The irony of young adult life
The portrait of Tristan is one of a young man struggling to appreciate the gravity of adult experience. He is blooming outward from an initial position of innocence, so the book is mainly about the ways in which life is ironic, when viewed from a adolescent, transitory point of view. This irony includes responsibility, maturity, sacrifice, self-control, and other kinds of ideas that mean completely different things to children than they do to adults.
The irony of death
The ultimate irony of adulthood is that although a child wants nothing more than to have their full power, there is not power available to anyone which could save them from the ultimate disappointment: that all human life ends in death.
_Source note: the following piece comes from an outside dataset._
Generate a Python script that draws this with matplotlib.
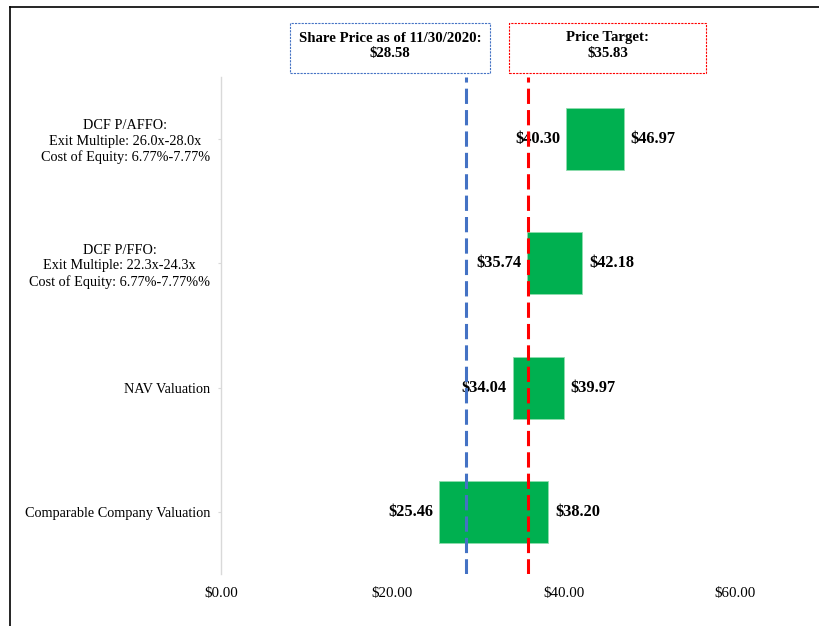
import numpy as np
import matplotlib
matplotlib.use('Agg')
import matplotlib.pyplot as plt
from matplotlib.patches import Rectangle
from matplotlib.lines import Line2D
from matplotlib.ticker import FuncFormatter

# football-field data, top row first
categories = [
    'DCF P/AFFO:\nExit Multiple: 26.0x-28.0x\nCost of Equity: 6.77%-7.77%',
    'DCF P/FFO:\nExit Multiple: 22.3x-24.3x\nCost of Equity: 6.77%-7.77%%',
    'NAV Valuation',
    'Comparable Company Valuation',
]
low = [40.30, 35.74, 34.04, 25.46]
high = [46.97, 42.18, 39.97, 38.20]
share_price = 28.58
share_date = '11/30/2020'
price_target = 35.83
x_ticks = [0, 20, 40, 60]

_GREEN = '#00B050'
_BLUE = '#4472C4'
_RED = '#FF0000'
_AXIS = '#d9d9d9'

plt.rcParams['font.family'] = ['Liberation Serif', 'DejaVu Serif']

W, H = 820, 626
fig = plt.figure(figsize=(W / 100, H / 100), dpi=100, facecolor='white')
ax = fig.add_axes([221 / W, 1 - 574 / H, (W - 221) / W, (574 - 77) / H])

ypos = np.arange(len(categories))[::-1]
low_a = np.array(low)
high_a = np.array(high)
ax.barh(ypos, high_a - low_a, left=low_a, height=0.5, color=_GREEN,
        edgecolor='#8fdcae', linewidth=0.6, zorder=2)

for y, lo, hi in zip(ypos, low, high):
    ax.annotate(f'${lo:.2f}', (lo, y), xytext=(-4.5, 0), textcoords='offset points',
                ha='right', va='center', fontsize=11.8, fontweight='bold', zorder=3)
    ax.annotate(f'${hi:.2f}', (hi, y), xytext=(5, 0), textcoords='offset points',
                ha='left', va='center', fontsize=11.8, fontweight='bold', zorder=3)

ax.axvline(share_price, color=_BLUE, lw=2.2, dashes=(5, 2), zorder=5)
ax.axvline(price_target, color=_RED, lw=2.2, dashes=(5, 2), zorder=5)

ax.set_xlim(0, 69.9)
ax.set_ylim(-0.5, len(categories) - 0.5)
ax.set_xticks(x_ticks)
ax.xaxis.set_major_formatter(FuncFormatter(lambda v, _: f'${v:.2f}'))
ax.set_yticks(ypos)
ax.set_yticklabels(categories, multialignment='center', fontsize=10.3,
                   linespacing=1.25)
ax.tick_params(axis='x', length=0, pad=9, labelsize=10.8)
ax.tick_params(axis='y', length=2, color=_AXIS, pad=6)
for side in ['top', 'right', 'bottom']:
    ax.spines[side].set_visible(False)
ax.spines['left'].set_color(_AXIS)
ax.spines['left'].set_linewidth(1.0)

# header boxes for share price and price target
boxes = [
    (290, 490, _BLUE, f'Share Price as of {share_date}:\n${share_price:.2f}'),
    (509, 706, _RED, f'Price Target:\n${price_target:.2f}'),
]
for x0, x1, col, txt in boxes:
    fig.patches.append(Rectangle((x0 / W, 1 - 73 / H), (x1 - x0) / W, 50 / H,
                                 transform=fig.transFigure, fill=False,
                                 edgecolor=col, linewidth=0.8,
                                 linestyle=(0, (2, 1))))
    fig.text((x0 + x1) / 2 / W, 1 - 46 / H, txt, ha='center', va='center',
             fontsize=10.7, fontweight='bold', linespacing=1.3)

# cropped outer frame (left and top edges only)
fig.lines.append(Line2D([10 / W, 10 / W], [0, 1 - 7 / H], transform=fig.transFigure,
                        color='black', lw=1.2))
fig.lines.append(Line2D([10 / W, 1], [1 - 7 / H, 1 - 7 / H], transform=fig.transFigure,
                        color='black', lw=1.2))

fig.savefig('out.png', dpi=100, facecolor='white')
Tristan's romance is a journey to understand the drastic limitations on his life, which ends in the book, by the way.
The irony of a hero
A hero is someone who does all the right things, right? But this portrayal of Tristan shows a hero who does questionable things with mixed motives. So ironically, he is a hero not because he does the ideal thing in every instance, but because he obeys his higher instincts. He is thoroughly human, and his life is valuable anyway. We are invited to celebrate Tristan, although he gets hung up on certain kinds of challenge.
The irony of the plot
The plot is ironic, because it is a Romance by title and genre, but it ends with separation and death. Ironically, this is by design, because it illustrates the perfectly tragic nature of human life. The plot is not about a happy, healthy, powerful person. It is about the decay and death of a state of innocence that Tristan's character represents. He is fully experienced in suffering and death by the end of the book.
The irony of tomb flowers
The final motif of the novel is the use of flowers on a grave. The author notices that although people often lay flowers over a grave as a sign of remembrance and mourning, the earth also yields flowers out of dead bodies. The earth itself seems to be illustrating its appreciation for their lives, in an ironic, painful way that might just be King Mark's wishful thinking. Ultimately, the question of death is the value of the human lives that came before it, but the dirt itself gives new life regardless.